There's some Partridge Family, a bit of Jackson 5, a scad of Staple Singers, a whiff of Abba, overall spiritual approval from the Beach Boys, a shimmer of Blondie, perhaps a skein of Tom Tom Club, and through it all, the band really sounds like none of these groups. Their sound is fresh and contemporary, leagues beyond any of the other so-called pop heroes of our day. Their songs are the kind you swear you've heard before, and they grab you in the same way your first 45s did back in the day, packing about the same instant nostalgia. It's happy summer music, and yet deeply felt, relishing its bliss rather than trying to make you smirk along with it like some of them Elephant 6ers. I very nearly wept when I heard this album. It was like the first time I went to Amoeba Records in Haight-Ashbury: it was like, whoa, I have finally been called home.
Get it. Get it. Get it. Get it. Once you've got it, make everyone else get it. The world begins to dance and sing, and share tofu dogs with mustard. Everyone's hugging and smiling and swapping sunglasses. We're all playing beach volleyball and haven't noticed the six inches of snow on the ground. People are calling each other "friend" and "buddy."

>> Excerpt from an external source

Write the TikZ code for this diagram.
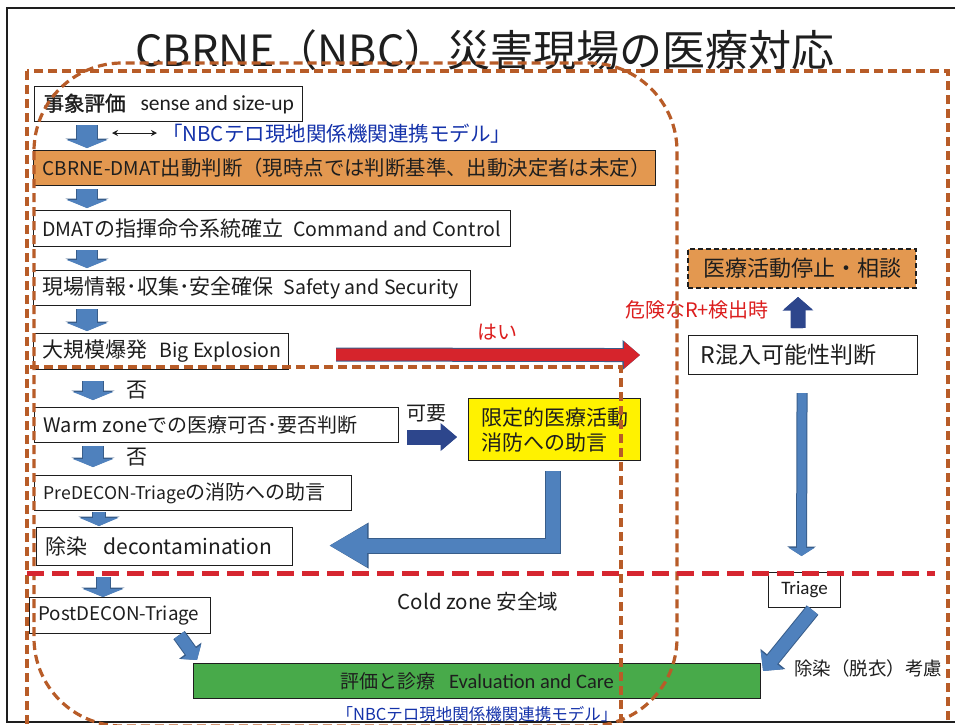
\documentclass[tikz,border=0pt]{standalone}
\usepackage{fontspec}
\setmainfont{Noto Sans CJK JP}
\newfontfamily\latf{Carlito}
\newfontfamily\jpb{Noto Sans CJK JP}[FakeBold=1.5]
\newfontfamily\ltn{Noto Sans CJK JP}[Scale=0.93]
\newfontfamily\ltm{Noto Sans CJK JP}[Scale=0.88]
\usetikzlibrary{arrows.meta,calc}
\newcommand{\fsz}[1]{\fontsize{#1}{#1}\selectfont}
\newcommand{\lbx}[2]{\makebox[#1][l]{#2}}
\newcommand{\barrow}[6]{%
  \draw[line width=#3+2pt, draw=#2, -{Triangle[width=#4+3pt, length=#5+1.5pt]}] #6;
  \draw[line width=#3, draw=#1, -{Triangle[width=#4, length=#5]}] #6;}
\definecolor{brn}{RGB}{184,92,40}
\definecolor{rdash}{RGB}{214,38,48}
\definecolor{orng}{RGB}{227,152,80}
\definecolor{ylw}{RGB}{255,242,0}
\definecolor{grn}{RGB}{72,170,74}
\definecolor{bfill}{RGB}{79,129,189}
\definecolor{bline}{RGB}{56,93,138}
\definecolor{navy}{RGB}{45,70,140}
\definecolor{redf}{RGB}{214,36,44}
\definecolor{bluetxt}{RGB}{20,50,170}
\definecolor{redtxt}{RGB}{220,30,30}
\definecolor{ink}{RGB}{30,30,30}
\tikzset{
  box/.style={draw=ink, line width=1.1pt, fill=white, anchor=north west, inner xsep=9pt, inner ysep=0pt, text=ink},
  txt/.style={inner sep=0pt, text=ink},
  brnline/.style={draw=brn, line width=3.2pt, dash pattern=on 9pt off 5pt},
  redline/.style={draw=rdash, line width=5pt, dash pattern=on 17pt off 8pt},
}
\begin{document}
\begin{tikzpicture}[x=1pt,y=-1pt]
\useasboundingbox (0,0) rectangle (959,724);
\clip (0,0) rectangle (959,724);
\fill[white] (0,0) rectangle (959,724);
% frame
\draw[ink, line width=2.2pt] (955,8) -- (7,8) -- (7,722) -- (955,722);
% title
\node[txt] (title) at (485,50) {\fsz{43}CBRNE（NBC）災害現場の医療対応};
% boxes
\node[box, minimum height=35pt] (b1) at (34,86) {\lbx{250pt}{{\jpb\fsz{20.5}事象評価}\hspace{15pt}{\latf\fsz{21.5}sense and size-up}}};
\node[box, fill=orng, minimum height=35pt] (b2) at (33,150) {\lbx{604pt}{\fsz{20.4}{\ltn CBRNE-DMAT}出動判断（現時点では判断基準、出動決定者は未定）}};
\node[box, minimum height=36pt] (b3) at (33,210) {\lbx{459pt}{\fsz{21}{\ltn DMAT}の指揮命令系統確立\hspace{10pt}{\ltn Command and Control}}};
\node[box, minimum height=35pt] (b4) at (33,270) {\lbx{419pt}{\fsz{21}現場情報･収集･安全確保\hspace{10pt}{\ltn Safety and Security}}};
\node[box, minimum height=36pt] (b5) at (33,333) {\lbx{237pt}{\fsz{21}大規模爆発\hspace{12pt}{\ltn Big Explosion}}};
\node[box, minimum height=35pt] (b6) at (34,407) {\lbx{346pt}{\fsz{20}Warm zoneでの医療可否･要否判断}};
\node[box, minimum height=35pt] (b7) at (34,475) {\lbx{299pt}{\fsz{20}{\ltm PreDECON-Triage}の消防への助言}};
\node[box, minimum height=38pt] (b8) at (36,527) {\lbx{238pt}{\fsz{21}除染\hspace{16pt}decontamination}};
\node[box, minimum height=36pt] (b9) at (29,597) {\lbx{163pt}{\fsz{18.8}PostDECON-Triage}};
\node[box, fill=grn, minimum height=35pt, minimum width=567pt] (g) at (193,663) {{\fsz{19}評価と診療}\hspace{14pt}{\latf\fsz{20.5}Evaluation and Care}};
\node[box, inner xsep=0pt, minimum height=35pt, minimum width=72pt] (t) at (768,572) {\latf\fsz{19}Triage};
\node[box, inner xsep=12pt, minimum height=39pt] (r) at (688,335) {\lbx{205pt}{\fsz{23}R混入可能性判断}};
\node[box, fill=orng, dash pattern=on 5pt off 3pt, line width=2pt, inner xsep=0pt, minimum height=39pt, minimum width=228pt] (o) at (687,248) {\fsz{22}医療活動停止・相談};
\node[box, fill=ylw, inner xsep=0pt, minimum height=62pt, minimum width=172pt, align=left, font=\fontsize{21}{25}\selectfont] (y) at (468,398) {限定的医療活動\\消防への助言};
% labels
\node[txt, text=bluetxt, anchor=west] (nbc1) at (162,134) {\fsz{20.5}「NBCテロ現地関係機関連携モデル」};
\node[txt, text=redtxt] (yes) at (497,332) {\fsz{20}はい};
\node[txt] (no1) at (137,390) {\fsz{21}否};
\node[txt] (no2) at (137,457) {\fsz{21}否};
\node[txt] (kayou) at (426,413) {\fsz{20}可要};
\node[txt] (cold) at (478,602) {\fsz{20.5}Cold zone 安全域};
\node[txt, text=redtxt] (kiken) at (697,310) {\fsz{20}危険なR+検出時};
\node[txt] (josen) at (868,668) {\fsz{18.5}除染（脱衣）考慮};
\node[txt, text=bluetxt] (nbc2) at (477,714) {\fsz{16.5}「NBCテロ現地関係機関連携モデル」};
% thin double arrow
\coordinate (lr) at (112,133);
\draw[ink, line width=1pt, {Stealth[length=6pt,width=6pt]}-{Stealth[length=6pt,width=6pt]}] (lr) -- ($(nbc1.west)+(-5,-1)$);
% block arrows
\barrow{bfill}{bline}{20pt}{40pt}{8pt}{($(b1.south west)+(53,3)$) -- ($(b2.north west)+(54,-2)$)}
\barrow{bfill}{bline}{20pt}{40pt}{8pt}{($(b2.south west)+(54,3)$) -- ($(b3.north west)+(54,-2)$)}
\barrow{bfill}{bline}{20pt}{40pt}{8pt}{($(b3.south west)+(54,3)$) -- ($(b4.north west)+(54,-2)$)}
\barrow{bfill}{bline}{20pt}{40pt}{8pt}{($(b4.south west)+(54,3)$) -- ($(b5.north west)+(54,-2)$)}
\barrow{bfill}{bline}{20pt}{40pt}{8pt}{($(b5.south west)+(60,11)$) -- ($(b6.north west)+(59,-7)$)}
\barrow{bfill}{bline}{20pt}{40pt}{8pt}{($(b6.south west)+(59,3)$) -- ($(b7.north west)+(59,-8)$)}
\barrow{bfill}{bline}{12pt}{38pt}{8pt}{($(b7.south west)+(65,1)$) -- ($(b8.north west)+(63,-1)$)}
\barrow{bfill}{bline}{13pt}{40pt}{8pt}{($(b8.south west)+(67,11)$) -- ($(b9.north west)+(74,0)$)}
\barrow{bfill}{bline}{12pt}{24pt}{10pt}{($(b9.south east)+(-32,1)$) -- ($(g.north west)+(4,-3)$)}
\barrow{bfill}{bline}{13pt}{28pt}{14pt}{($(t.south)+(8,2)$) -- ($(g.north east)+(2,8)$)}
\barrow{bfill}{bline}{9pt}{25pt}{8pt}{($(r.south)+(-1,18)$) -- ($(t.north)+(-3,-16)$)}
\barrow{navy}{navy}{13pt}{27pt}{12pt}{($(r.north)+(-5,-7)$) -- ($(o.south)+(-4,8)$)}
\barrow{redf}{bline}{12pt}{26pt}{16pt}{($(b5.east)+(47,3)$) -- ($(r.west)+(-48,0)$)}
\barrow{navy}{navy}{13pt}{24pt}{15pt}{($(b6.east)+(8,12)$) -- ($(y.west)+(-11,7.5)$)}
\barrow{bfill}{bline}{14pt}{40pt}{38pt}{($(y.south)+(-2,10)$) |- ($(b8.east)+(36,-1)$)}
% zone lines
\draw[brnline] (27,71) rectangle (948,740);
\draw[brnline] (30,367) -- (621,367) -- (621,740);
\draw[brnline, rounded corners=88pt] (34,63) rectangle (677,726);
\draw[redline] (27,573) -- (935,573);
\end{tikzpicture}
\end{document}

This is as cool as white music will ever get. A legendary Side A, a respectful little brother of a Side B, an ideal10-song length to avoid diabetic shock, and along the way, some of the prettiest, most fragrant flowers you will ever discover: "Nightflight" is my current crush, and no one can resist "Rollerskate": "Before you learn how to walk/Before you learn how to rock/You learn to rollerskate." Well, that's what I've been telling you all along! "California Floating in Space" is evocative and delicious. "Colors" teasingly approaches the line past which a song might be cheesy or annoying, but like Monkees on the beach, it quickly retreats just as the tide is about to swirl around its feet. It rewrites "Mr. Tambourine Man," but actually better. Gorgeous gorgeous. "The Fool" sounds like it's about to throw the whole album into the garbage with a deceptive guitar riff, but just as instantly rights itself and rides its surfboard up and down the coast.
Oooooooh. It hurts so good. The kind of album you want everyone to get immediately, but you secretly want no one to get it so you can have it all to yourself. The music is so great that if it does rise to Eric Clapton levels of popularity through some kind of improbable abuse in soundtracks, radio, and TV commercials, I think it could possibly resist the necessary onset of lameness.
I'm in love with Call and Response. Do you think they will marry me?